CHAPTER IX
A PILGRIMAGE

In 1832, when Harriet Beecher was twenty-one years old, a great change took place in her fortunes. She was transplanted from her New England environment into the more dynamic life of the great, growing west. But of course we must not expect to find the west of eighty years ago very much like the west of to-day. In 1832 the middle of Ohio seemed separated by vaster distances and was more difficult of access than any part of our country this side of the Pacific Coast seems to-day. This alteration in our point of view has come about because there never has been a time or place in the history of the world when the growth of a region has been so swift or so picturesque as in that part of our country that we now call the “middle west.”

Of those wonderful things that were to take place in the advancement of our country’s resources and welfare, the building of schools, churches, libraries and institutions of all kinds, and the development of national spirit, Harriet Beecher’s father seems to have had a prevision. He saw the great possibilities in the growing western country, and felt a burning desire to have a share in upbuilding the best things there. His feeling in regard to this great work is illustrated in one little page of his biography.

In order to impress the full meaning of prayer upon his mind and heart, Dr. Beecher would sometimes write it out in his diary; and in one of these prayers written at about this time he said: “If there be anything which by living I can do, or by dying I can do, to mitigate on earth the miseries of sin and to save my country and to save the world, then speak, Lord, for thy servant heareth.”

About this time also he wrote a letter to Catherine, in which he said: “I have thought seriously of going over to Cincinnati, that London of the west, to spend the remnant of my days in that great conflict, and in consecrating all my children to God in that region who are willing to go. If we gain the west, all is safe; if we lose it, all is lost.... This is not with me a transient flash of feeling, but a feeling as if the great battle is to be fought in the valley of the Mississippi, and as if it may be the will of God that I shall be employed to arouse and help marshal the host for the conflict.... These are only my thoughts, but they are deep, and yet withal, my ways are committed to God.”[6]

It was in this spirit that he received a call to become the head of Lane Theological Seminary in Cincinnati, Ohio. Catherine sympathized with her father in his enthusiasm for the intellectual and spiritual development of the west, and she decided to go with him into the new work. In fact he had said to her, “If I go, it is part of my plan that you go.”

Harriet had now to leave her many friends in Hartford and the relatives in Litchfield and Nut Plains. Her two brothers, William and Edward, were now established preachers, and Henry Ward and Charles were in college. The sister next older than herself, Mary, was married and was living in Hartford. To separate from all these loved ones and go out into a far distant land was very hard.

The journey west occupied many days and had something of the fascination of a wild adventure. They were going into a new land, into a great missionary field; their hearts were high and their courage was good. They chose the most expeditious way of going, which at that time was by way of New York City, Philadelphia, over the mountains to Wheeling, and then down the Ohio River to Cincinnati. This, we must remember, was before the through railroad lines to the west had been built.

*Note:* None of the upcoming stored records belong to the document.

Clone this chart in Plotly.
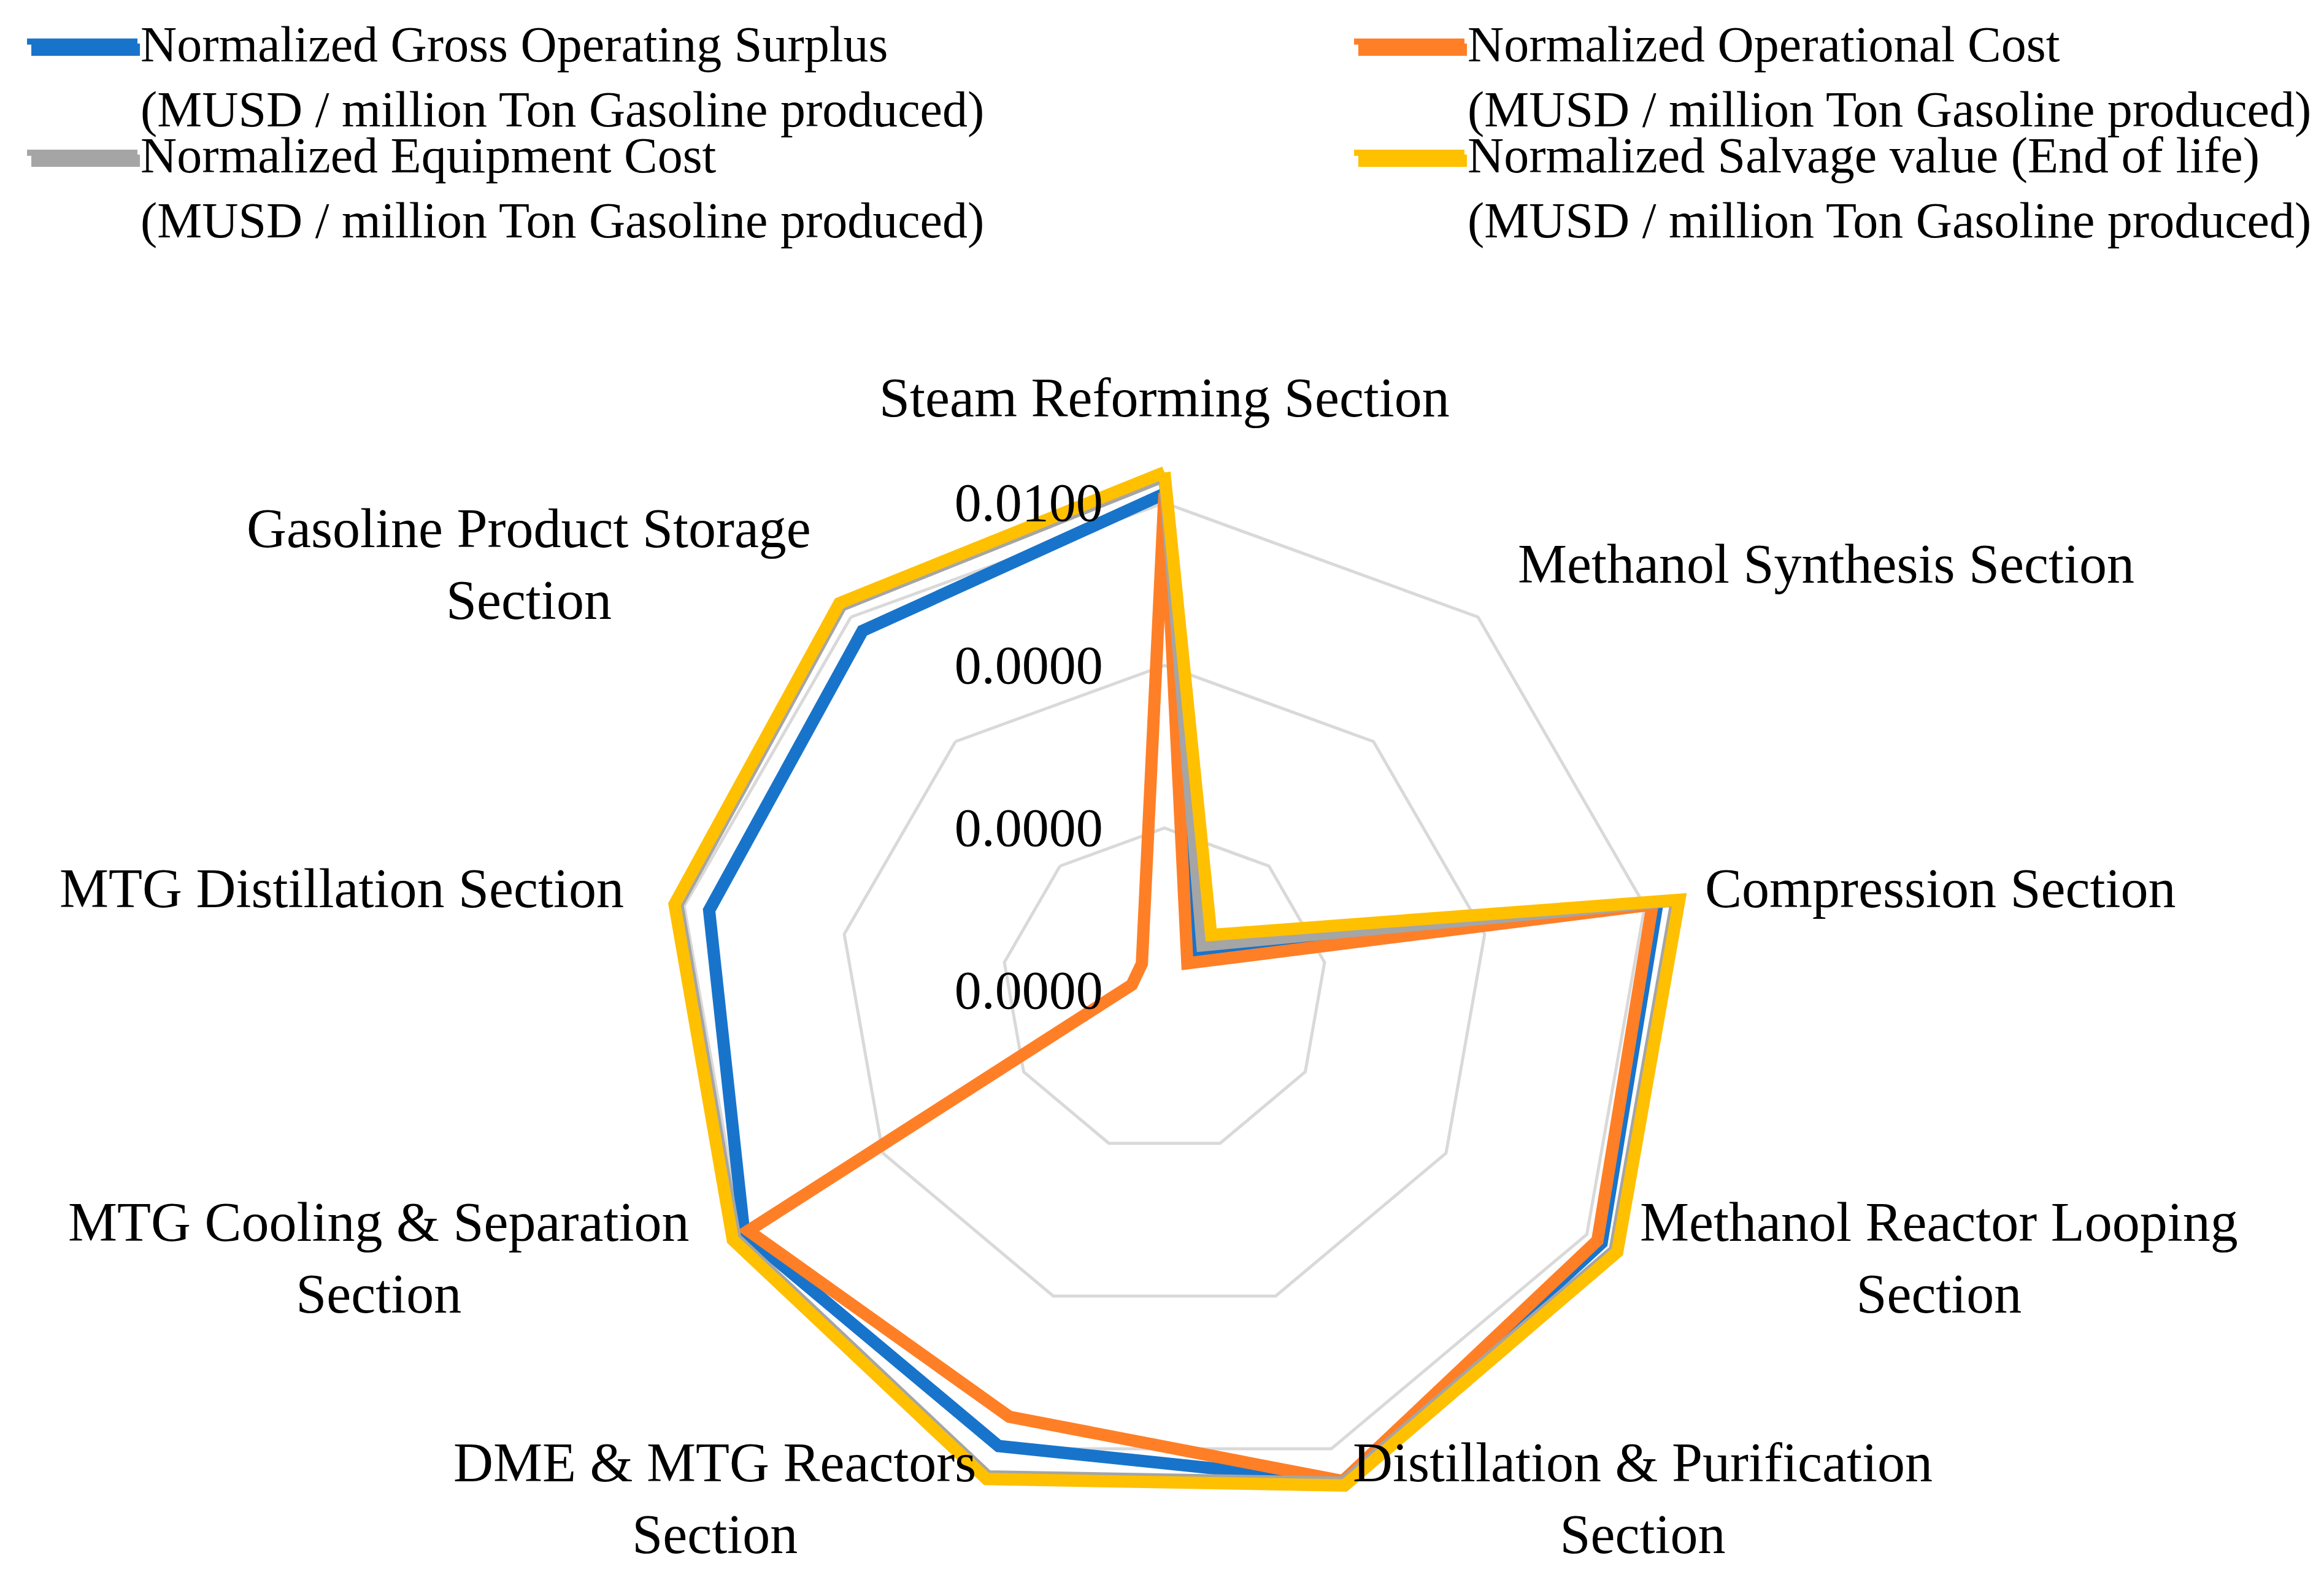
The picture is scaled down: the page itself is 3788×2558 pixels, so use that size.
import math
import plotly.graph_objects as go

# ---------------- data ----------------
categories = [
    "Steam Reforming Section",
    "Methanol Synthesis Section",
    "Compression Section",
    "Methanol Reactor Looping Section",
    "Distillation & Purification Section",
    "DME & MTG Reactors Section",
    "MTG Cooling & Separation Section",
    "MTG Distillation Section",
    "Gasoline Product Storage Section",
]
category_labels = [
    "Steam Reforming Section",
    "Methanol Synthesis Section",
    "Compression Section",
    "Methanol Reactor Looping<br>Section",
    "Distillation & Purification<br>Section",
    "DME & MTG Reactors<br>Section",
    "MTG Cooling & Separation<br>Section",
    "MTG Distillation Section",
    "Gasoline Product Storage<br>Section",
]

series_names = [
    "Normalized Gross Operating Surplus<br>(MUSD / million Ton Gasoline produced)",
    "Normalized Operational Cost<br>(MUSD / million Ton Gasoline produced)",
    "Normalized Equipment Cost<br>(MUSD / million Ton Gasoline produced)",
    "Normalized Salvage value (End of life)<br>(MUSD / million Ton Gasoline produced)",
]

gross_operating_surplus = [0.01483, 8.81e-11, 0.01714, 0.02065, 0.04446, 0.00883, 0.00902, 0.00340, 0.00465]
operational_cost = [0.01514, 4.54e-11, 0.01393, 0.01679, 0.04300, 0.002344, 0.00733, 4.09e-11, 4.45e-11]
equipment_cost = [0.03126, 1.23e-10, 0.03926, 0.03926, 0.04634, 0.03467, 0.01393, 0.01337, 0.01901]
salvage_value = [0.03690, 2.19e-10, 0.04446, 0.04446, 0.05248, 0.03926, 0.01578, 0.01514, 0.02153]

tick_values = [1e-11, 1e-8, 1e-5, 1e-2]
tick_labels = ["0.0000", "0.0000", "0.0000", "0.0100"]

colors = ["#1874CB", "#FF7F27", "#A5A5A5", "#FFC000"]
all_series = [gross_operating_surplus, operational_cost, equipment_cost, salvage_value]

# ---------------- figure ----------------
W, H = 3788, 2558
FONT = "Liberation Serif"
cx, cy, R = 1890, 1607, 880      # polar centre and edge radius (px)
R_TOP = 795                      # radius of the 0.0100 ring (px)

legend_keys = ["legend", "legend2", "legend3", "legend4"]
legend_pos = [(0.0082, 1.0), (0.5792, 1.0), (0.0082, 0.9292), (0.5792, 0.9292)]

fig = go.Figure()
for name, vals, col, lg in zip(series_names, all_series, colors, legend_keys):
    fig.add_trace(go.Scatterpolar(
        r=vals + vals[:1],
        theta=categories + categories[:1],
        mode="lines",
        name=name,
        line=dict(color=col, width=20),
        cliponaxis=False,
        legend=lg,
    ))

legend_common = dict(
    orientation="v",
    xanchor="left", yanchor="top",
    font=dict(family=FONT, size=82, color="black"),
    itemwidth=180,
    valign="top",
    bgcolor="rgba(0,0,0,0)",
)
legends = {}
for lg, (lx, ly) in zip(legend_keys, legend_pos):
    legends[lg] = dict(legend_common, x=lx, y=ly)

# thicker legend keys drawn under plotly's (width-capped) legend lines
shapes = []
for col, (lx, ly) in zip(colors, legend_pos):
    x0 = lx * W + 12
    yk = (1 - ly) * H + 73
    shapes.append(dict(
        type="line", xref="paper", yref="paper",
        x0=x0 / W, x1=(x0 + 177) / W, y0=1 - yk / H, y1=1 - yk / H,
        line=dict(color=col, width=20), layer="above",
    ))

# category labels placed around the chart, near edge at a fixed distance
annotations = []
n = len(categories)
for i, lab in enumerate(category_labels):
    ang = math.radians(360.0 * i / n)
    s, c = math.sin(ang), math.cos(ang)
    if abs(s) < 0.01:
        d = 915
        xa, ya = "center", "bottom"
        dy = 0
    else:
        d = 893
        xa = "left" if s > 0 else "right"
        ya = "middle"
        dy = -11
    px = cx + d * s
    py = cy - d * c + dy
    annotations.append(dict(
        x=px / W, y=1 - py / H, xref="paper", yref="paper",
        text=lab, showarrow=False, xanchor=xa, yanchor=ya, align="center",
        font=dict(family=FONT, size=90, color="black"),
    ))

fig.update_layout(
    width=W, height=H,
    margin=dict(l=0, r=0, t=0, b=0),
    paper_bgcolor="white",
    plot_bgcolor="white",
    font=dict(family=FONT, size=84, color="black"),
    showlegend=True,
    annotations=annotations,
    shapes=shapes,
    polar=dict(
        domain=dict(x=[(cx - R) / W, (cx + R) / W], y=[(H - cy - R) / H, (H - cy + R) / H]),
        bgcolor="white",
        gridshape="linear",
        radialaxis=dict(
            type="log",
            range=[-11, -11 + 9 * R / R_TOP],
            tickvals=tick_values,
            ticktext=tick_labels,
            angle=90,
            tickangle=90,
            side="counterclockwise",
            showline=False,
            showgrid=True,
            gridcolor="#D9D9D9",
            gridwidth=5,
            ticks="outside",
            ticklen=69,
            tickcolor="rgba(0,0,0,0)",
            tickfont=dict(family=FONT, size=88, color="black"),
        ),
        angularaxis=dict(
            type="category",
            direction="clockwise",
            rotation=90,
            showgrid=False,
            showline=False,
            showticklabels=False,
            ticks="",
        ),
    ),
    **legends,
)

fig.write_html("out.html")
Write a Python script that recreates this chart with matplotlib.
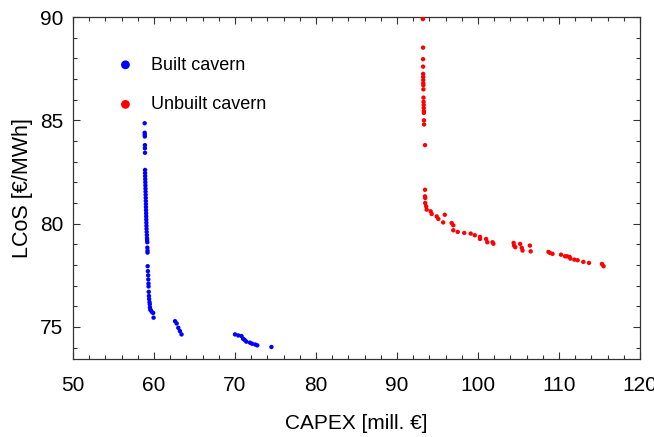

There were many pauses by the way for the Beecher cavalcade, since the fame of Dr. Lyman Beecher as the greatest of the pulpit speakers of New England had been carried everywhere, and the people in the large towns through which they passed wished him to stay long enough at least to preach to them—a request that he was anxious to grant.

The first stopping place was New York. Here they paused long enough for Dr. Beecher to preach several times and to see many of his friends among the ministers and to make more. Harriet found life in that great city of New York, as she said, “too scattering.” She believed it would “kill her dead” to live long in the way they were living there. It seemed to her like a sort of “agreeable delirium”! She began to be thirsty for the waters of quietness. But her father, she said, was in his element—dipping into books, consulting authorities for his orations, going around here, there, and everywhere, begging, borrowing, and spoiling the Egyptians, delighted with past success and confident for the future.